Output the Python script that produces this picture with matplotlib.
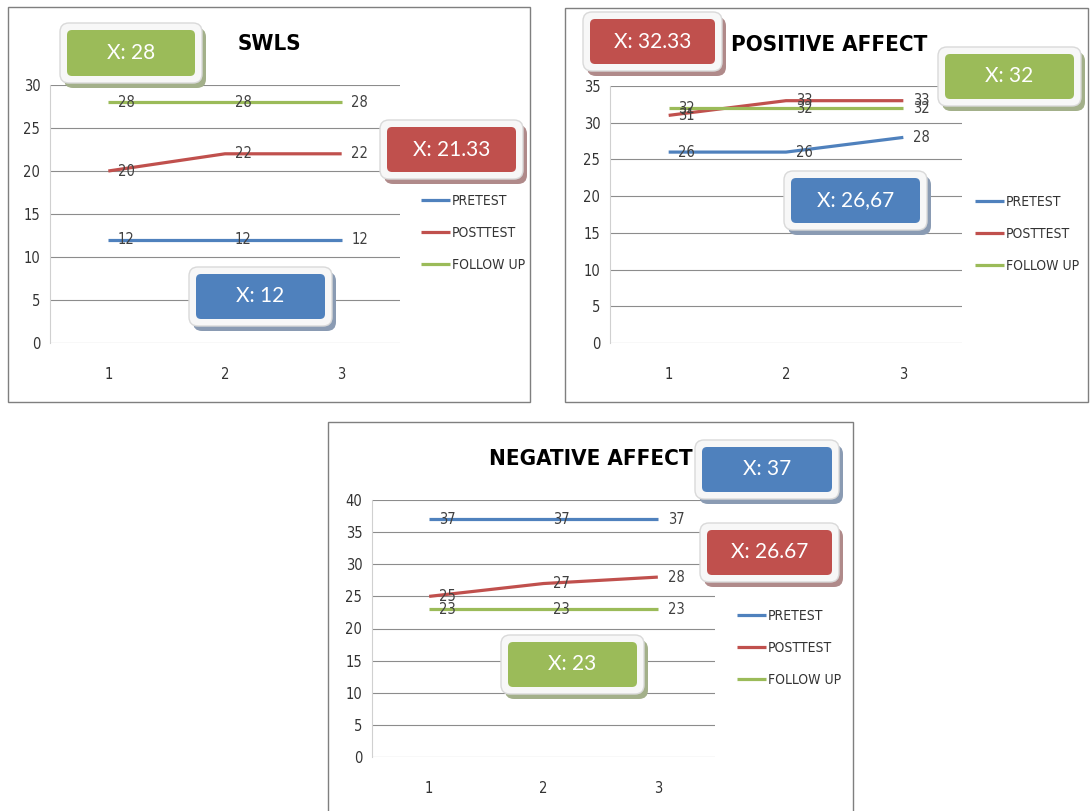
import matplotlib
matplotlib.use('Agg')
import matplotlib.pyplot as plt
from matplotlib.patches import Rectangle, FancyBboxPatch

W, H = 1090, 811

categories = [1, 2, 3]
series_names = ['PRETEST', 'POSTTEST', 'FOLLOW UP']

swls_pre = [12, 12, 12]
swls_post = [20, 22, 22]
swls_follow = [28, 28, 28]

pos_pre = [26, 26, 28]
pos_post = [31, 33, 33]
pos_follow = [32, 32, 32]

neg_pre = [37, 37, 37]
neg_post = [25, 27, 28]
neg_follow = [23, 23, 23]

swls_means = ['X: 12', 'X: 21.33', 'X: 28']
pos_means = ['X: 26,67', 'X: 32.33', 'X: 32']
neg_means = ['X: 37', 'X: 26.67', 'X: 23']

colors = ['#4F81BD', '#C0504D', '#9BBB59']
shadow_colors = ['#8a9bb3', '#b08a8a', '#a3b08a']

narrow = dict(family='DejaVu Sans', stretch='condensed')
box_font = ['Lato', 'DejaVu Sans']

fig = plt.figure(figsize=(W / 100, H / 100), dpi=100)
fig.patch.set_facecolor('white')


def px_rect(x0, y0, x1, y1):
    return [x0 / W, 1 - y1 / H, (x1 - x0) / W, (y1 - y0) / H]


def frame(x0, y0, x1, y1):
    fig.add_artist(Rectangle((x0 / 100, (H - y1) / 100), (x1 - x0) / 100, (y1 - y0) / 100,
                             transform=fig.dpi_scale_trans, fill=False,
                             ec='#7f7f7f', lw=1, zorder=0.5))


def mean_box(x0, y0, x1, y1, text, i):
    t = fig.dpi_scale_trans
    pad = 7
    # shadow, white rim, coloured box
    fig.add_artist(FancyBboxPatch(((x0 - pad + 4) / 100, (H - y1 - pad - 5) / 100),
                                  (x1 - x0 + 2 * pad) / 100, (y1 - y0 + 2 * pad) / 100,
                                  boxstyle='round,pad=0,rounding_size=0.09', transform=t,
                                  fc=shadow_colors[i], ec='none', zorder=2))
    fig.add_artist(FancyBboxPatch(((x0 - pad) / 100, (H - y1 - pad) / 100),
                                  (x1 - x0 + 2 * pad) / 100, (y1 - y0 + 2 * pad) / 100,
                                  boxstyle='round,pad=0,rounding_size=0.09', transform=t,
                                  fc='#f7f7f7', ec='#d9d9d9', lw=1, zorder=2.1))
    fig.add_artist(FancyBboxPatch((x0 / 100, (H - y1) / 100),
                                  (x1 - x0) / 100, (y1 - y0) / 100,
                                  boxstyle='round,pad=0,rounding_size=0.05', transform=t,
                                  fc=colors[i], ec='none', zorder=2.2))
    fig.text((x0 + x1) / 2 / W, 1 - (y0 + y1) / 2 / H, text, color='white',
             fontsize=15, ha='center', va='center', family=box_font, zorder=3)


def panel(rect, ymax, series, title, title_xy, means, boxes, legend_xy):
    ax = fig.add_axes(px_rect(*rect))
    for i, vals in enumerate(series):
        ax.plot(categories, vals, color=colors[i], lw=2.3, label=series_names[i],
                solid_capstyle='butt', zorder=3)
        for x, v in zip(categories, vals):
            ax.annotate(str(v), (x, v), xytext=(13, 0), textcoords='offset points',
                        ha='center', va='center', fontsize=10.5, color='#404040',
                        zorder=4, **narrow)
    ax.set_xlim(0.5, 3.5)
    ax.set_ylim(0, ymax)
    ax.set_xticks(categories)
    ax.set_yticks(range(0, ymax + 1, 5))
    ax.tick_params(length=0, labelsize=10.5, labelcolor='#333333')
    ax.tick_params(axis='x', pad=17)
    ax.tick_params(axis='y', pad=7)
    for lab in ax.get_xticklabels() + ax.get_yticklabels():
        lab.set_family(narrow['family'])
        lab.set_stretch(narrow['stretch'])
    ax.yaxis.grid(True, color='#8c8c8c', lw=0.8)
    ax.set_axisbelow(True)
    for s in ['top', 'right', 'bottom']:
        ax.spines[s].set_visible(False)
    ax.spines['left'].set_color('#d0d0d0')
    ax.set_facecolor('none')

    fig.text(title_xy[0] / W, 1 - title_xy[1] / H, title, fontsize=16, weight='bold',
             ha='center', va='center', **narrow)

    leg = ax.legend(loc='center left', bbox_to_anchor=(legend_xy[0] / W, 1 - legend_xy[1] / H),
                    bbox_transform=fig.transFigure, frameon=False, fontsize=10,
                    handlelength=2.1, handletextpad=0.1, labelspacing=1.3, borderpad=0,
                    borderaxespad=0)
    for txt in leg.get_texts():
        txt.set_family(narrow['family'])
        txt.set_stretch(narrow['stretch'])
        txt.set_color('#333333')

    for i, (b, m) in enumerate(zip(boxes, means)):
        mean_box(*b, m, i)


# frames
frame(8, 7, 530, 402)
frame(565, 8, 1088, 402)
frame(328, 422, 853, 812)

panel((50, 85, 400, 343), 30, [swls_pre, swls_post, swls_follow], 'SWLS', (269, 44),
      swls_means,
      [(196, 274, 325, 319), (387, 127, 516, 172), (67, 30, 195, 76)],
      (421, 233))

panel((610, 86, 962, 343), 35, [pos_pre, pos_post, pos_follow], 'POSITIVE AFFECT', (829, 45),
      pos_means,
      [(791, 178, 920, 223), (590, 19, 715, 64), (945, 54, 1074, 99)],
      (975, 234))

panel((372, 500, 715, 757), 40, [neg_pre, neg_post, neg_follow], 'NEGATIVE AFFECT', (591, 459),
      neg_means,
      [(702, 447, 832, 492), (707, 530, 832, 575), (508, 642, 637, 687)],
      (737, 648))

fig.savefig('out.png', dpi=100, facecolor='white')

» **Requirements**
The listing above must be printed again exactly, minus its pictures.

» **Solution to this exercise**
Output the Python script that produces this picture with matplotlib.
import matplotlib
matplotlib.use('Agg')
import matplotlib.pyplot as plt
from matplotlib.patches import Rectangle, FancyBboxPatch

W, H = 1090, 811

categories = [1, 2, 3]
series_names = ['PRETEST', 'POSTTEST', 'FOLLOW UP']

swls_pre = [12, 12, 12]
swls_post = [20, 22, 22]
swls_follow = [28, 28, 28]

pos_pre = [26, 26, 28]
pos_post = [31, 33, 33]
pos_follow = [32, 32, 32]

neg_pre = [37, 37, 37]
neg_post = [25, 27, 28]
neg_follow = [23, 23, 23]

swls_means = ['X: 12', 'X: 21.33', 'X: 28']
pos_means = ['X: 26,67', 'X: 32.33', 'X: 32']
neg_means = ['X: 37', 'X: 26.67', 'X: 23']

colors = ['#4F81BD', '#C0504D', '#9BBB59']
shadow_colors = ['#8a9bb3', '#b08a8a', '#a3b08a']

narrow = dict(family='DejaVu Sans', stretch='condensed')
box_font = ['Lato', 'DejaVu Sans']

fig = plt.figure(figsize=(W / 100, H / 100), dpi=100)
fig.patch.set_facecolor('white')


def px_rect(x0, y0, x1, y1):
    return [x0 / W, 1 - y1 / H, (x1 - x0) / W, (y1 - y0) / H]


def frame(x0, y0, x1, y1):
    fig.add_artist(Rectangle((x0 / 100, (H - y1) / 100), (x1 - x0) / 100, (y1 - y0) / 100,
                             transform=fig.dpi_scale_trans, fill=False,
                             ec='#7f7f7f', lw=1, zorder=0.5))


def mean_box(x0, y0, x1, y1, text, i):
    t = fig.dpi_scale_trans
    pad = 7
    # shadow, white rim, coloured box
    fig.add_artist(FancyBboxPatch(((x0 - pad + 4) / 100, (H - y1 - pad - 5) / 100),
                                  (x1 - x0 + 2 * pad) / 100, (y1 - y0 + 2 * pad) / 100,
                                  boxstyle='round,pad=0,rounding_size=0.09', transform=t,
                                  fc=shadow_colors[i], ec='none', zorder=2))
    fig.add_artist(FancyBboxPatch(((x0 - pad) / 100, (H - y1 - pad) / 100),
                                  (x1 - x0 + 2 * pad) / 100, (y1 - y0 + 2 * pad) / 100,
                                  boxstyle='round,pad=0,rounding_size=0.09', transform=t,
                                  fc='#f7f7f7', ec='#d9d9d9', lw=1, zorder=2.1))
    fig.add_artist(FancyBboxPatch((x0 / 100, (H - y1) / 100),
                                  (x1 - x0) / 100, (y1 - y0) / 100,
                                  boxstyle='round,pad=0,rounding_size=0.05', transform=t,
                                  fc=colors[i], ec='none', zorder=2.2))
    fig.text((x0 + x1) / 2 / W, 1 - (y0 + y1) / 2 / H, text, color='white',
             fontsize=15, ha='center', va='center', family=box_font, zorder=3)


def panel(rect, ymax, series, title, title_xy, means, boxes, legend_xy):
    ax = fig.add_axes(px_rect(*rect))
    for i, vals in enumerate(series):
        ax.plot(categories, vals, color=colors[i], lw=2.3, label=series_names[i],
                solid_capstyle='butt', zorder=3)
        for x, v in zip(categories, vals):
            ax.annotate(str(v), (x, v), xytext=(13, 0), textcoords='offset points',
                        ha='center', va='center', fontsize=10.5, color='#404040',
                        zorder=4, **narrow)
    ax.set_xlim(0.5, 3.5)
    ax.set_ylim(0, ymax)
    ax.set_xticks(categories)
    ax.set_yticks(range(0, ymax + 1, 5))
    ax.tick_params(length=0, labelsize=10.5, labelcolor='#333333')
    ax.tick_params(axis='x', pad=17)
    ax.tick_params(axis='y', pad=7)
    for lab in ax.get_xticklabels() + ax.get_yticklabels():
        lab.set_family(narrow['family'])
        lab.set_stretch(narrow['stretch'])
    ax.yaxis.grid(True, color='#8c8c8c', lw=0.8)
    ax.set_axisbelow(True)
    for s in ['top', 'right', 'bottom']:
        ax.spines[s].set_visible(False)
    ax.spines['left'].set_color('#d0d0d0')
    ax.set_facecolor('none')

    fig.text(title_xy[0] / W, 1 - title_xy[1] / H, title, fontsize=16, weight='bold',
             ha='center', va='center', **narrow)

    leg = ax.legend(loc='center left', bbox_to_anchor=(legend_xy[0] / W, 1 - legend_xy[1] / H),
                    bbox_transform=fig.transFigure, frameon=False, fontsize=10,
                    handlelength=2.1, handletextpad=0.1, labelspacing=1.3, borderpad=0,
                    borderaxespad=0)
    for txt in leg.get_texts():
        txt.set_family(narrow['family'])
        txt.set_stretch(narrow['stretch'])
        txt.set_color('#333333')

    for i, (b, m) in enumerate(zip(boxes, means)):
        mean_box(*b, m, i)


# frames
frame(8, 7, 530, 402)
frame(565, 8, 1088, 402)
frame(328, 422, 853, 812)

panel((50, 85, 400, 343), 30, [swls_pre, swls_post, swls_follow], 'SWLS', (269, 44),
      swls_means,
      [(196, 274, 325, 319), (387, 127, 516, 172), (67, 30, 195, 76)],
      (421, 233))

panel((610, 86, 962, 343), 35, [pos_pre, pos_post, pos_follow], 'POSITIVE AFFECT', (829, 45),
      pos_means,
      [(791, 178, 920, 223), (590, 19, 715, 64), (945, 54, 1074, 99)],
      (975, 234))

panel((372, 500, 715, 757), 40, [neg_pre, neg_post, neg_follow], 'NEGATIVE AFFECT', (591, 459),
      neg_means,
      [(702, 447, 832, 492), (707, 530, 832, 575), (508, 642, 637, 687)],
      (737, 648))

fig.savefig('out.png', dpi=100, facecolor='white')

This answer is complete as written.